_Items_
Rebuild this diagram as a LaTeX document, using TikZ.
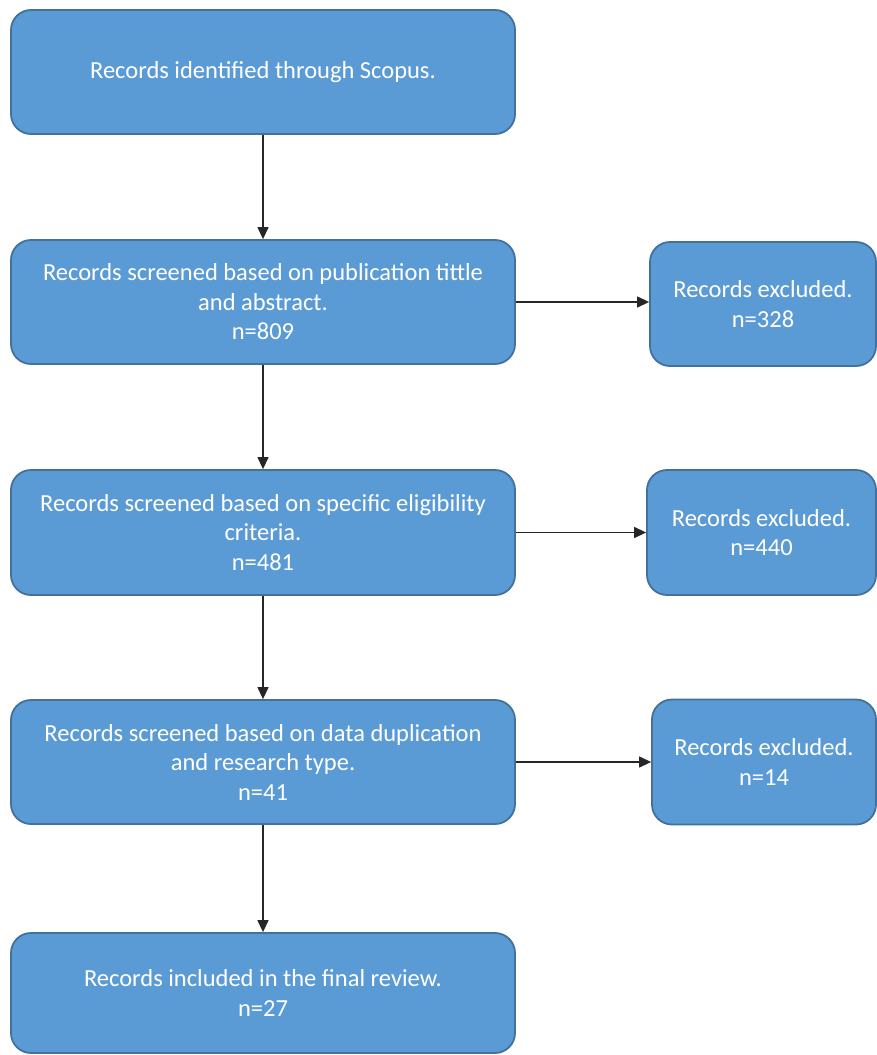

--

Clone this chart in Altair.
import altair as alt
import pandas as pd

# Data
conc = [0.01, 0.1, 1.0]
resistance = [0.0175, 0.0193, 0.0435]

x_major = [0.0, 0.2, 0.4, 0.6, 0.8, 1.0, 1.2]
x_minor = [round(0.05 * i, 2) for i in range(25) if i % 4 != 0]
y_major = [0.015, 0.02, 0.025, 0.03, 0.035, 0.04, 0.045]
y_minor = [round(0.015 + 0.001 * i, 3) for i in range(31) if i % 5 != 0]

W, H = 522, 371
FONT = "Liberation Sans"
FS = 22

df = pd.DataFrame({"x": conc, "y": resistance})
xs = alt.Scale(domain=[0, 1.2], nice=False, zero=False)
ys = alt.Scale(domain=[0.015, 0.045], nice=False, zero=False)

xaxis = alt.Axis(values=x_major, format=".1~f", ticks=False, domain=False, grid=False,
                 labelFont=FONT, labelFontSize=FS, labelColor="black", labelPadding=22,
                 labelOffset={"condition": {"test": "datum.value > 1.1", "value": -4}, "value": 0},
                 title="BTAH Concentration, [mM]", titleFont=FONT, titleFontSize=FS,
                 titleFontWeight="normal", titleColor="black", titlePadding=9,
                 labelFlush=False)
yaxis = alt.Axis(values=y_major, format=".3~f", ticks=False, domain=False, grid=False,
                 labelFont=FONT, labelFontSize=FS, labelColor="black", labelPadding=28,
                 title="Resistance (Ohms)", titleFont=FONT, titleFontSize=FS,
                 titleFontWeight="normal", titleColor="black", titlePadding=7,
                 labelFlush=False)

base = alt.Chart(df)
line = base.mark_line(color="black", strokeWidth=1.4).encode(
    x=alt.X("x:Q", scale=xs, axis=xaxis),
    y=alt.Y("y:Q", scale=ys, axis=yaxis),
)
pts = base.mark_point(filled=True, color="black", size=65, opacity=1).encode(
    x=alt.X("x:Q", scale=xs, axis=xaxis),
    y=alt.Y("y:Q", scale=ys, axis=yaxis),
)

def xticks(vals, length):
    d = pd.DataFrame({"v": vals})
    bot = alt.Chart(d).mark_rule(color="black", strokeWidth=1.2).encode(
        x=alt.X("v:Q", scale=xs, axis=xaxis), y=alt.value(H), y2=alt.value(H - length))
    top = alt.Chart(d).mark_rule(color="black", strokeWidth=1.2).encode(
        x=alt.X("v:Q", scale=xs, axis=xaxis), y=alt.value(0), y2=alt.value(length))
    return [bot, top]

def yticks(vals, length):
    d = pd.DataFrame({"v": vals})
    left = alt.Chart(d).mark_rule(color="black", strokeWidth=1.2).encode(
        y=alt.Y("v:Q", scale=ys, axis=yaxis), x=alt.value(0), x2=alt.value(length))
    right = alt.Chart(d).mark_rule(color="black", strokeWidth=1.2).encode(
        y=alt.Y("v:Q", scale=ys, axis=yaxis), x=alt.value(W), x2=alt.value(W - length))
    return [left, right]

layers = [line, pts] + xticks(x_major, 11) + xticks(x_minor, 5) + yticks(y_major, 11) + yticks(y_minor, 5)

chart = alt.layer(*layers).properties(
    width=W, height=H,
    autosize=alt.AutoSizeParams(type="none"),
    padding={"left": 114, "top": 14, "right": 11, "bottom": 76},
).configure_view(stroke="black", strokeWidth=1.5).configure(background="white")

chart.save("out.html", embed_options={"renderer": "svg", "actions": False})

_Directive_
Return verbatim the lines that run from the line containing "Clone this chart in Altair." through the line containing "ys = alt.Scale(domain=[0.015, 0.045], nice=False, zero=False)", inclusive.

_Answer to the exercise_
Clone this chart in Altair.
import altair as alt
import pandas as pd

# Data
conc = [0.01, 0.1, 1.0]
resistance = [0.0175, 0.0193, 0.0435]

x_major = [0.0, 0.2, 0.4, 0.6, 0.8, 1.0, 1.2]
x_minor = [round(0.05 * i, 2) for i in range(25) if i % 4 != 0]
y_major = [0.015, 0.02, 0.025, 0.03, 0.035, 0.04, 0.045]
y_minor = [round(0.015 + 0.001 * i, 3) for i in range(31) if i % 5 != 0]

W, H = 522, 371
FONT = "Liberation Sans"
FS = 22

df = pd.DataFrame({"x": conc, "y": resistance})
xs = alt.Scale(domain=[0, 1.2], nice=False, zero=False)
ys = alt.Scale(domain=[0.015, 0.045], nice=False, zero=False)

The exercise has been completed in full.